Pero, si se quiere que el proyecto sea modelo, se plantea entonces la cuestión de su reproducibilidad. Se han necesitado cinco millones de euros, más de 70 personas y miles de horas de trabajo para intentar la preservación de 500 mil hectáreas. Ahora bien, de acuerdo con WWF, el planeta está en peligro de perder, de aquí al año 2020, 55.5 millones de hectáreas de áreas verdes. Después del fracaso de Copenhague, debido al estancamiento de las negociaciones internacionales, algunos defensores de los bosques contemplan la posibilidad de volverse hacia el sector privado.
“Nuestro principal objetivo es que el componente carbono bosque se integre al acuerdo pos-Kyoto”, explica Jean-Paul Paddack, director de las iniciativas mundiales de WWF international. “Sin embargo, también reflexionamos sobre los medios para iniciar la marcha. Tenemos los planes de trabajar con grandes bancos, como el Crédit Suisse, BNP Paribas y Goldmann Sachs, a fin de desarrollar instrumentos financieros específicos, ‘obligaciones forestales por ejemplo, que permitirían al sector privado invertir en la conservación de los bosques”.

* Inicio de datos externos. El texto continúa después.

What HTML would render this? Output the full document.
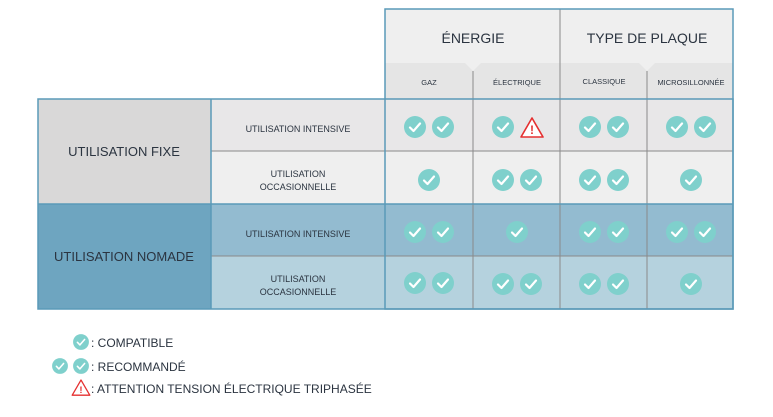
<!DOCTYPE html>
<html><head><meta charset="utf-8"><style>
body{margin:0;background:#fff;width:773px;height:412px;overflow:hidden}
svg text{font-family:"Liberation Sans",sans-serif;fill:#2b3440}
</style></head><body>
<svg width="773" height="412" xmlns="http://www.w3.org/2000/svg">
<defs>
<g id="ck"><circle r="11" fill="#7fd0cc"/><path d="M-5,0.5 L-1.5,4 L5,-3.5" fill="none" stroke="#fff" stroke-width="2.2" stroke-linecap="round" stroke-linejoin="round"/></g>
<g id="wr"><path d="M0,-10 L11,9 L-11,9 Z" fill="#fff" stroke="#e53030" stroke-width="1.6" stroke-linejoin="round"/><text x="0" y="6" font-size="12" font-weight="bold" text-anchor="middle" style="fill:#e53030">!</text></g>
</defs>
<!-- header -->
<rect x="385" y="9" width="348" height="90" fill="#efefef"/>
<path d="M385,63 L465,63 L473,71 L481,63 L639,63 L647,71 L655,63 L733,63 L733,99 L385,99 Z" fill="#e5e5e5"/>
<text x="473" y="43" font-size="14" text-anchor="middle">ÉNERGIE</text>
<text x="647" y="43" font-size="14" text-anchor="middle">TYPE DE PLAQUE</text>
<text x="429" y="85" font-size="7.5" text-anchor="middle">GAZ</text>
<text x="517" y="85" font-size="7.5" text-anchor="middle">ÉLECTRIQUE</text>
<text x="604" y="84" font-size="7.5" text-anchor="middle">CLASSIQUE</text>
<text x="691" y="85" font-size="7.5" text-anchor="middle">MICROSILLONNÉE</text>
<!-- rows -->
<rect x="38" y="99" width="173" height="105" fill="#d9d8d8"/>
<rect x="38" y="204" width="173" height="105" fill="#6ea5c0"/>
<rect x="211" y="99" width="522" height="52" fill="#e8e7e8"/>
<rect x="211" y="151" width="522" height="53" fill="#efefef"/>
<rect x="211" y="204" width="522" height="52" fill="#93bbd0"/>
<rect x="211" y="256" width="522" height="53" fill="#b5d2de"/>
<!-- lines -->
<g stroke="#8a8a8a" stroke-width="1">
<line x1="211" y1="151" x2="733" y2="151"/><line x1="211" y1="256" x2="733" y2="256"/>
<line x1="473" y1="71" x2="473" y2="309"/><line x1="647" y1="71" x2="647" y2="309"/>
<line x1="560" y1="9" x2="560" y2="309"/>
</g>
<g stroke="#5a9ab8" stroke-width="1.5" fill="none">
<rect x="385" y="9" width="348" height="300"/>
<rect x="38" y="99" width="695" height="210"/>
<line x1="38" y1="204" x2="733" y2="204"/>
<line x1="211" y1="99" x2="211" y2="309"/>
</g>
<text x="124" y="156" font-size="13" text-anchor="middle">UTILISATION FIXE</text>
<text x="124" y="261" font-size="13" text-anchor="middle">UTILISATION NOMADE</text>
<g font-size="9" text-anchor="middle">
<text x="298" y="132">UTILISATION INTENSIVE</text>
<text x="298" y="177">UTILISATION</text><text x="298" y="190">OCCASIONNELLE</text>
<text x="298" y="237">UTILISATION INTENSIVE</text>
<text x="298" y="282">UTILISATION</text><text x="298" y="295">OCCASIONNELLE</text>
</g>
<!-- checks -->
<use href="#ck" x="415" y="127"/><use href="#ck" x="443" y="127"/>
<use href="#ck" x="503" y="127"/><use href="#wr" x="532" y="128"/>
<use href="#ck" x="590" y="127"/><use href="#ck" x="618" y="127"/>
<use href="#ck" x="677" y="127"/><use href="#ck" x="705" y="127"/>

<use href="#ck" x="429" y="180"/>
<use href="#ck" x="503" y="180"/><use href="#ck" x="531" y="180"/>
<use href="#ck" x="590" y="180"/><use href="#ck" x="618" y="180"/>
<use href="#ck" x="691" y="180"/>

<use href="#ck" x="415" y="232"/><use href="#ck" x="443" y="232"/>
<use href="#ck" x="517" y="232"/>
<use href="#ck" x="590" y="232"/><use href="#ck" x="618" y="232"/>
<use href="#ck" x="677" y="232"/><use href="#ck" x="705" y="232"/>

<use href="#ck" x="415" y="283"/><use href="#ck" x="443" y="283"/>
<use href="#ck" x="503" y="284"/><use href="#ck" x="531" y="284"/>
<use href="#ck" x="590" y="284"/><use href="#ck" x="618" y="284"/>
<use href="#ck" x="691" y="284"/>
<!-- legend -->
<g transform="translate(81,342) scale(0.72)"><use href="#ck"/></g>
<g transform="translate(60,366) scale(0.72)"><use href="#ck"/></g>
<g transform="translate(81,366) scale(0.72)"><use href="#ck"/></g>
<g transform="translate(81,388) scale(0.8)"><use href="#wr"/></g>
<g font-size="12">
<text x="91" y="347">: COMPATIBLE</text>
<text x="91" y="371">: RECOMMANDÉ</text>
<text x="91" y="393">: ATTENTION TENSION ÉLECTRIQUE TRIPHASÉE</text>
</g>
</svg>
</body></html>
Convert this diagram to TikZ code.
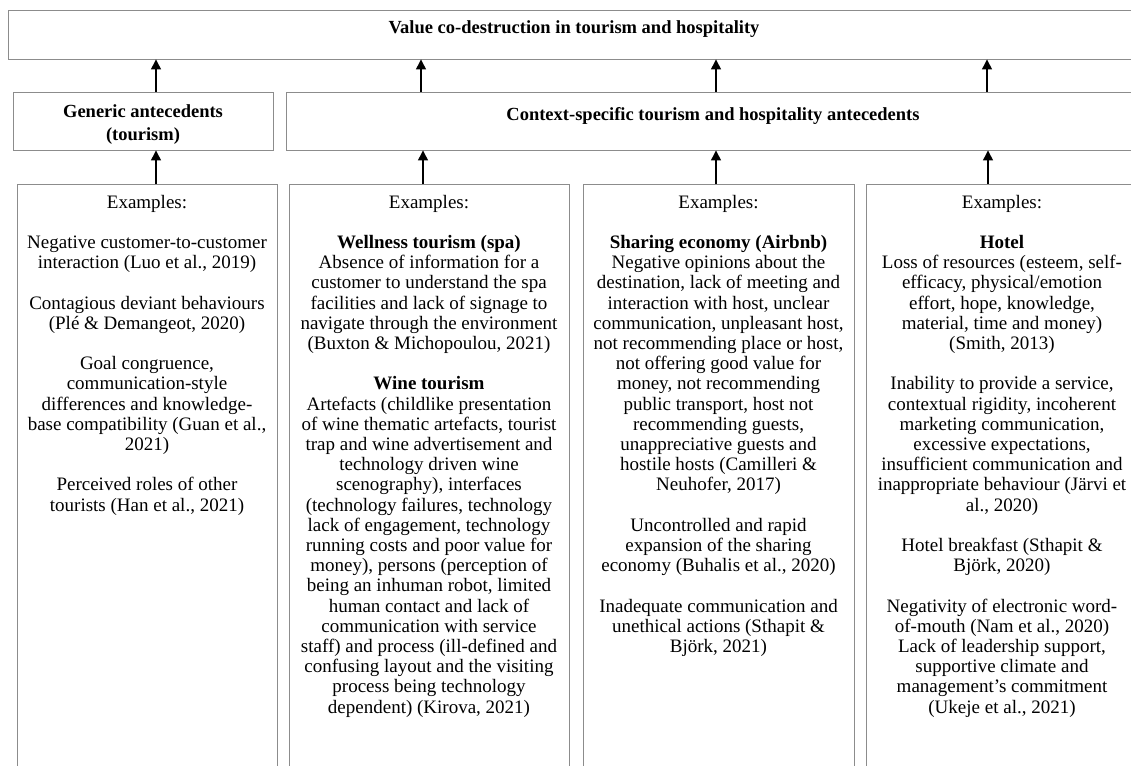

De ahí la importancia de proyectos piloto, como el de Madagascar, que permiten aportar una cifra precisa sobre las toneladas de CO2. Empero, el “mercado” del carbono bosque aún es tímido, expresa Johannes Ebeling. Este especialista de las finanzas carbono, consultor independiente en Madagascar, trabaja precisamente para inversionistas privados que buscan proyectos en la región: “Ellos se muestran aún muy desconfiados. El éxito de los programas de preservación del bosque depende de muchos factores: la evolución de los métodos agrícolas, el crecimiento de la población, la acción del Estado, la situación política. Teóricamente existe un mercado, pero descansa demasiado en la esperanza de un acuerdo internacional. Decididamente, no nos queda sino tocar madera”.